The next documented report of dysprosody occurred in 1919 by Arnold Pick, a German neurologist. He noticed a 29-year-old Czechoslovak had started speaking in a Polish accent following a stroke. Pick's patient also had right hemiparesis, a lesser version of hemiplegia, and aphasia after the stroke. Pick noticed that not only was the accent altered, but the timing of the speech was slower, and the patient spoke with uncharacteristic grammatical mistakes. Pick later wanted to follow up on his research but was not able to, since the patient had died with no autopsy performed.

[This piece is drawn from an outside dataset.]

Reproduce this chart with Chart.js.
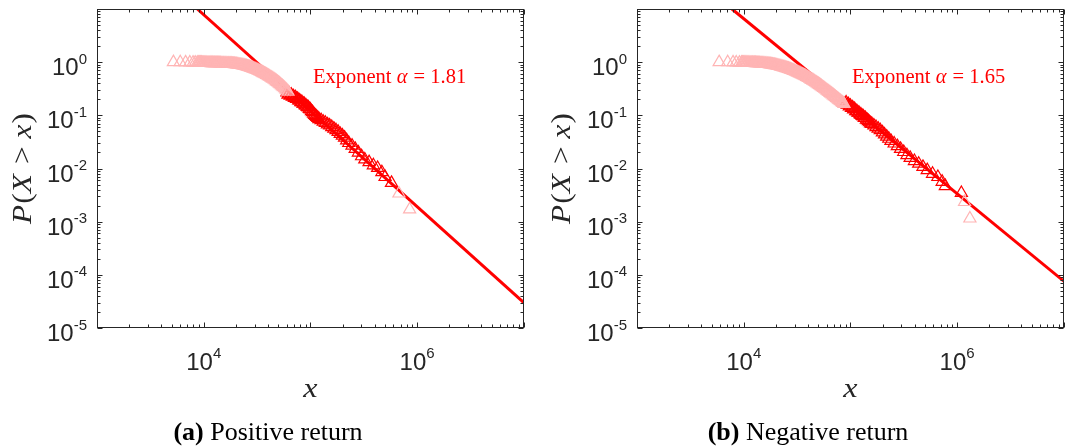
<!DOCTYPE html>
<html>
<head>
<meta charset="utf-8">
<script src="https://cdn.jsdelivr.net/npm/chart.js@4.4.1/dist/chart.umd.min.js"></script>
<style>
  html,body{margin:0;padding:0;background:#fff;overflow:hidden;width:1065px;height:446px;}
  .panel{position:absolute;top:0;}
</style>
</head>
<body>
<div class="panel" style="left:0px"><canvas id="c1" width="532" height="446"></canvas></div>
<div class="panel" style="left:532px"><canvas id="c2" width="540" height="446"></canvas></div>
<script>
// ---------- data (log10 values) ----------
// Positive return: body of the distribution (light) incl. two far outliers
const posBodyLogX = [3.716,3.78,3.83,3.87,3.90,3.92,3.94,
 3.95,3.96,3.97,3.98,3.99,4.00,4.01,4.02,4.03,4.04,4.05,4.06,4.07,4.08,4.09,4.10,4.11,4.12,4.13,4.14,4.15,4.16,4.17,4.18,4.19,
 4.20,4.21,4.22,4.23,4.24,4.25,4.26,4.27,4.28,4.29,4.30,4.31,4.32,4.33,4.34,4.35,4.36,4.37,4.38,4.39,
 4.40,4.41,4.42,4.43,4.44,4.45,4.46,4.47,4.48,4.49,4.50,4.51,4.52,4.53,4.54,4.55,4.56,4.57,4.58,4.59,
 4.60,4.61,4.62,4.63,4.64,4.65,4.66,4.67,4.68,4.69,4.70,4.71,4.72,4.73,4.74,4.75,4.76,4.77,4.78,4.79,
 5.83,5.93];
const posBodyLogY = [0.000,-0.002,-0.004,-0.006,-0.008,-0.009,-0.010,
 -0.011,-0.011,-0.012,-0.012,-0.013,-0.013,-0.014,-0.014,-0.015,-0.015,-0.016,-0.016,-0.017,-0.017,-0.018,-0.018,-0.019,-0.019,-0.020,-0.020,-0.021,-0.021,-0.022,-0.023,-0.024,
 -0.025,-0.026,-0.027,-0.028,-0.029,-0.030,-0.031,-0.032,-0.034,-0.035,-0.037,-0.040,-0.043,-0.046,-0.050,-0.053,-0.057,-0.062,-0.067,-0.072,
 -0.077,-0.083,-0.089,-0.095,-0.101,-0.108,-0.115,-0.122,-0.130,-0.138,-0.147,-0.156,-0.165,-0.175,-0.185,-0.195,-0.205,-0.216,-0.227,-0.238,
 -0.249,-0.261,-0.273,-0.286,-0.299,-0.312,-0.326,-0.340,-0.355,-0.370,-0.386,-0.402,-0.419,-0.436,-0.454,-0.472,-0.491,-0.512,-0.533,-0.555,
 -2.47,-2.77];
// Positive return: fitted tail (dark)
const posTailLogX = [4.78,4.79,4.80,4.81,4.82,4.83,4.84,4.85,4.86,4.87,4.88,4.89,4.90,4.91,4.92,4.93,4.94,4.95,4.96,4.97,4.98,4.99,5.00,5.01,5.02,5.03,5.04,5.05,5.06,5.07,5.08,5.10,5.12,5.14,5.16,5.18,5.20,5.22,5.24,5.26,5.28,5.30,5.32,5.34,5.36,5.39,5.42,5.45,5.48,5.51,5.55,5.59,5.63,5.67,5.70,5.76];
const posTailLogY = [-0.57,-0.61,-0.59,-0.63,-0.61,-0.65,-0.64,-0.67,-0.66,-0.69,-0.69,-0.72,-0.72,-0.75,-0.75,-0.78,-0.78,-0.81,-0.82,-0.84,-0.85,-0.88,-0.89,-0.92,-0.94,-0.97,-0.99,-1.01,-1.03,-1.05,-1.07,-1.09,-1.12,-1.14,-1.17,-1.19,-1.22,-1.25,-1.28,-1.31,-1.35,-1.38,-1.42,-1.47,-1.52,-1.57,-1.63,-1.70,-1.77,-1.83,-1.88,-1.94,-1.99,-2.07,-2.16,-2.27];
// Positive return: fitted power-law line end points (x, P)
const posFitX = [8710, 1e7];
const posFitY = [10, 3.0e-5];
const posAlpha = '1.81';

// Negative return
const negBodyLogX = [3.77,3.85,3.90,3.93,3.96,
 3.98,3.99,4.00,4.01,4.02,4.03,4.04,4.05,4.06,4.07,4.08,4.09,4.10,4.11,4.12,4.13,4.14,4.15,4.16,4.17,4.18,4.19,
 4.20,4.21,4.22,4.23,4.24,4.25,4.26,4.27,4.28,4.29,4.30,4.31,4.32,4.33,4.34,4.35,4.36,4.37,4.38,4.39,
 4.40,4.41,4.42,4.43,4.44,4.45,4.46,4.47,4.48,4.49,4.50,4.51,4.52,4.53,4.54,4.55,4.56,4.57,4.58,4.59,
 4.60,4.61,4.62,4.63,4.64,4.65,4.66,4.67,4.68,4.69,4.70,4.71,4.72,4.73,4.74,4.75,4.76,4.77,4.78,4.79,
 4.80,4.81,4.82,4.83,4.84,4.85,4.86,4.87,4.88,4.89,4.90,4.91,4.92,4.93,4.94,
 6.07,6.12];
const negBodyLogY = [0.000,-0.002,-0.004,-0.006,-0.008,
 -0.009,-0.009,-0.010,-0.010,-0.011,-0.011,-0.012,-0.012,-0.013,-0.013,-0.014,-0.015,-0.016,-0.017,-0.018,-0.019,-0.020,-0.021,-0.022,-0.023,-0.025,-0.026,
 -0.028,-0.030,-0.032,-0.034,-0.037,-0.040,-0.043,-0.046,-0.050,-0.054,-0.058,-0.062,-0.067,-0.072,-0.077,-0.082,-0.088,-0.094,-0.100,-0.106,
 -0.112,-0.118,-0.125,-0.132,-0.139,-0.146,-0.154,-0.162,-0.170,-0.178,-0.187,-0.196,-0.205,-0.214,-0.224,-0.234,-0.244,-0.254,-0.265,-0.276,
 -0.287,-0.298,-0.310,-0.322,-0.334,-0.346,-0.359,-0.372,-0.385,-0.398,-0.412,-0.426,-0.440,-0.454,-0.469,-0.484,-0.499,-0.514,-0.530,-0.545,
 -0.561,-0.576,-0.592,-0.607,-0.623,-0.639,-0.655,-0.671,-0.687,-0.703,-0.719,-0.735,-0.751,-0.767,-0.783,
 -2.63,-2.94];
const negTailLogX = [4.95,4.96,4.97,4.98,4.99,5.00,5.01,5.02,5.03,5.04,5.05,5.06,5.07,5.08,5.09,5.10,5.11,5.12,5.13,5.14,5.15,5.16,5.17,5.18,5.19,5.20,5.22,5.24,5.26,5.28,5.30,5.32,5.34,5.36,5.38,5.41,5.44,5.47,5.50,5.53,5.56,5.60,5.64,5.68,5.72,5.77,5.82,5.86,5.89,6.04];
const negTailLogY = [-0.78,-0.76,-0.80,-0.79,-0.83,-0.82,-0.86,-0.85,-0.89,-0.88,-0.92,-0.92,-0.95,-0.95,-0.98,-0.99,-1.01,-1.02,-1.05,-1.05,-1.08,-1.09,-1.11,-1.13,-1.15,-1.16,-1.19,-1.22,-1.25,-1.28,-1.32,-1.36,-1.40,-1.44,-1.48,-1.53,-1.58,-1.63,-1.69,-1.75,-1.80,-1.86,-1.91,-1.97,-2.03,-2.10,-2.16,-2.25,-2.33,-2.46];
const negFitX = [7760, 1e7];
const negFitY = [10, 7.6e-5];
const negAlpha = '1.65';

// axis ticks
const xTickValues = [1e4, 1e6];
const xTickExps = ['4', '6'];
const yTickValues = [1, 1e-1, 1e-2, 1e-3, 1e-4, 1e-5];
const yTickExps = ['0', '-1', '-2', '-3', '-4', '-5'];
const captions = [['(a)', ' Positive return'], ['(b)', ' Negative return']];

// ---------- drawing ----------
const PINK = '#ffb4b4';
const RED = '#ff0000';
const AXIS = '#262626';

function toPts(lx, ly) { return lx.map((v, i) => ({x: Math.pow(10, v), y: Math.pow(10, ly[i])})); }
function fitPts(xs, ys) { return xs.map((v, i) => ({x: v, y: ys[i]})); }

function drawRich(ctx, parts, x, y, align) {
  let total = 0;
  const ws = parts.map(p => { ctx.font = p[1]; const w = ctx.measureText(p[0]).width + (p[2] || 0); total += w; return w; });
  let cx = align === 'center' ? x - total / 2 : (align === 'right' ? x - total : x);
  parts.forEach((p, i) => { ctx.font = p[1]; ctx.fillText(p[0], cx, y); cx += ws[i]; });
}

function makeFramePlugin(cfg) {
  return {
    id: 'frame' + cfg.idx,
    afterDatasetsDraw(chart) {
      const ctx = chart.ctx, a = chart.chartArea, xs = chart.scales.x, ys = chart.scales.y;
      const L = Math.round(a.left) + 0.5, R = Math.round(a.right) - 0.5;
      const T = Math.round(a.top) + 0.5, B = Math.round(a.bottom) - 0.5;
      ctx.save();
      ctx.strokeStyle = AXIS; ctx.lineWidth = 1;
      ctx.beginPath();
      for (let d = 3; d <= 7; d++) {
        for (let m = 1; m <= 9; m++) {
          const v = m * Math.pow(10, d);
          if (v < xs.min || v > xs.max) continue;
          const px = Math.round(xs.getPixelForValue(v)) + 0.5;
          const len = m === 1 ? 5 : 3;
          ctx.moveTo(px, B); ctx.lineTo(px, B - len);
          ctx.moveTo(px, T); ctx.lineTo(px, T + len);
        }
      }
      for (let d = -5; d <= 1; d++) {
        for (let m = 1; m <= 9; m++) {
          const v = m * Math.pow(10, d);
          if (v < ys.min * 0.999 || v > ys.max * 1.001) continue;
          const py = Math.round(ys.getPixelForValue(v)) + 0.5;
          const len = m === 1 ? 5 : 3;
          ctx.moveTo(L, py); ctx.lineTo(L + len, py);
          ctx.moveTo(R, py); ctx.lineTo(R - len, py);
        }
      }
      ctx.stroke();
      ctx.strokeRect(L, T, R - L, B - T);

      // tick labels
      ctx.fillStyle = '#262626';
      ctx.textBaseline = 'alphabetic';
      const big = '24px "Liberation Sans", Arial, sans-serif';
      const sup = '15px "Liberation Sans", Arial, sans-serif';
      yTickValues.forEach((v, i) => {
        const py = ys.getPixelForValue(v);
        ctx.font = sup; const wsup = ctx.measureText(yTickExps[i]).width;
        ctx.font = big; const w10 = ctx.measureText('10').width;
        const xr = a.left - 10;
        ctx.font = big; ctx.fillText('10', xr - wsup - w10, py + 13);
        ctx.font = sup; ctx.fillText(yTickExps[i], xr - wsup, py + 1.5);
      });
      xTickValues.forEach((v, i) => {
        const px = xs.getPixelForValue(v);
        ctx.font = sup; const wsup = ctx.measureText(xTickExps[i]).width;
        ctx.font = big; const w10 = ctx.measureText('10').width;
        const x0 = px - (w10 + wsup) / 2;
        ctx.font = big; ctx.fillText('10', x0, a.bottom + 41.5);
        ctx.font = sup; ctx.fillText(xTickExps[i], x0 + w10, a.bottom + 29.8);
      });

      // axis titles
      const it = 'italic 28px "Liberation Serif", "Times New Roman", serif';
      const rm = '28px "Liberation Serif", "Times New Roman", serif';
      ctx.fillStyle = '#262626';
      ctx.save();
      ctx.translate((a.left + a.right) / 2, a.bottom + 69);
      ctx.scale(1.15, 1);
      drawRich(ctx, [['x', it]], 0, 0, 'center');
      ctx.restore();
      ctx.save();
      ctx.translate(cfg.yTitleX, (a.top + a.bottom) / 2);
      ctx.rotate(-Math.PI / 2);
      ctx.scale(1.12, 1);
      ctx.textBaseline = 'middle';
      drawRich(ctx, [['P', it, 1], ['(', rm], ['X', it, 2], [' > ', rm], ['x', it, 1], [')', rm]], 0, 0, 'center');
      ctx.restore();

      // annotation
      ctx.fillStyle = RED;
      const an = '20.5px "Liberation Serif", serif';
      const ai = 'italic 20.5px "Liberation Serif", serif';
      drawRich(ctx, [['Exponent ', an], ['\u03b1', ai, 1], [' = ' + cfg.alpha, an]], cfg.annX, 83, 'left');

      // caption
      ctx.fillStyle = '#000';
      drawRich(ctx, [[cfg.caption[0], 'bold 26px "Liberation Serif", serif'], [cfg.caption[1], '26px "Liberation Serif", serif']], cfg.capX, 440, 'center');
      ctx.restore();
    }
  };
}

function makeChart(id, cfg) {
  return new Chart(document.getElementById(id), {
    type: 'scatter',
    data: {
      datasets: [
        { data: toPts(cfg.bodyX, cfg.bodyY), pointStyle: 'triangle', pointRadius: 7, borderColor: PINK, backgroundColor: 'rgba(0,0,0,0)', borderWidth: 1.2 },
        { data: toPts(cfg.tailX, cfg.tailY), pointStyle: 'triangle', pointRadius: 7, borderColor: RED, backgroundColor: 'rgba(0,0,0,0)', borderWidth: 1.2 },
        { data: fitPts(cfg.fitX, cfg.fitY), showLine: true, pointRadius: 0, borderColor: RED, borderWidth: 3, fill: false }
      ]
    },
    options: {
      responsive: false, animation: false, devicePixelRatio: 1,
      layout: { padding: cfg.padding },
      plugins: { legend: { display: false }, tooltip: { enabled: false } },
      scales: {
        x: { type: 'logarithmic', min: 1e3, max: 1e7, display: false },
        y: { type: 'logarithmic', min: 1e-5, max: 10, display: false }
      }
    },
    plugins: [makeFramePlugin(cfg)]
  });
}

makeChart('c1', {
  idx: 1, bodyX: posBodyLogX, bodyY: posBodyLogY, tailX: posTailLogX, tailY: posTailLogY,
  fitX: posFitX, fitY: posFitY, alpha: posAlpha,
  padding: { left: 97, right: 7, top: 9, bottom: 118 },
  yTitleX: 24, annX: 313, capX: 268, caption: captions[0]
});
makeChart('c2', {
  idx: 2, bodyX: negBodyLogX, bodyY: negBodyLogY, tailX: negTailLogX, tailY: negTailLogY,
  fitX: negFitX, fitY: negFitY, alpha: negAlpha,
  padding: { left: 105, right: 5, top: 9, bottom: 118 },
  yTitleX: 31, annX: 320, capX: 276, caption: captions[1]
});
</script>
</body>
</html>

The most well documented account of dysprosody was in 1943 by G. H. Monrad-Krohn. A woman, Astrid L., in Norway was hit with a shell fragment during an air raid in 1941 through her left frontal bone, leaving her brain exposed. She was unconscious for four days and when she regained consciousness at the hospital, she was hemiplegic on her right side, was having seizures, and was aphasic. Initially she could only speak in monosyllables, yes and no, but then started to form sentences. When first starting to speak again, she also spoke with uncharacteristic grammatical errors, but over time they became much less pronounced and eventually she gained back full fluency of speech. However, she sounded as though she was speaking her native Norwegian with a German accent. It was two years later that she was admitted to the Neurological University Clinic in Oslo, Norway and seen by Dr. Monrad-Krohn. Krohn examined the patient and noted that there was no noticeable difference in her fluency, motor functions, sensory functions, or coordination. Upon examination of her skull, he found a large scar on the left fronto-temporo-parietal region. This was not as helpful as Krohn would have liked. Since the scar was so extensive, it was impossible for Krohn to pinpoint the exact region of the brain which was causing this altered speech. Krohn then ran tests on Astrid to assess her language comprehension. He found that in addition to her altered speech patterns, she had trouble finding the Norwegian words for trivial objects, such as light switch and match box. She also had to repeat the examiner's questions aloud before answering, had to say words out loud to herself before writing them down, and had difficulty comprehending written instructions. Krohn could not understand how she had acquired a foreign accent; it could not be attributed to any known disorder or condition. For those with this type of dysprosody, sometimes the accents they speak are from countries to which the person has never been. This is very puzzling for neuroscientists, since dialects and accents are considered to be an acquired behavior of learning pitches, intonations and stress patterns.
There have been another 21 cases documented up until 1978. Thirteen of those cases were documented at the Mayo Clinic, while the others were documented at clinics and hospitals elsewhere.
There have been more recent occurrences of people who have developed accents after brain injuries, specifically strokes. In 1999, Judi Roberts had a stroke which paralyzed the right side of her body, leaving her unable to speak. Over time, her speech began to improve, eventually recovering full fluency, but she developed a British accent despite having lived in the US for her whole life. In 2006, another report was documented of Linda Walker, a native of England, who developed a foreign accent after having a stroke.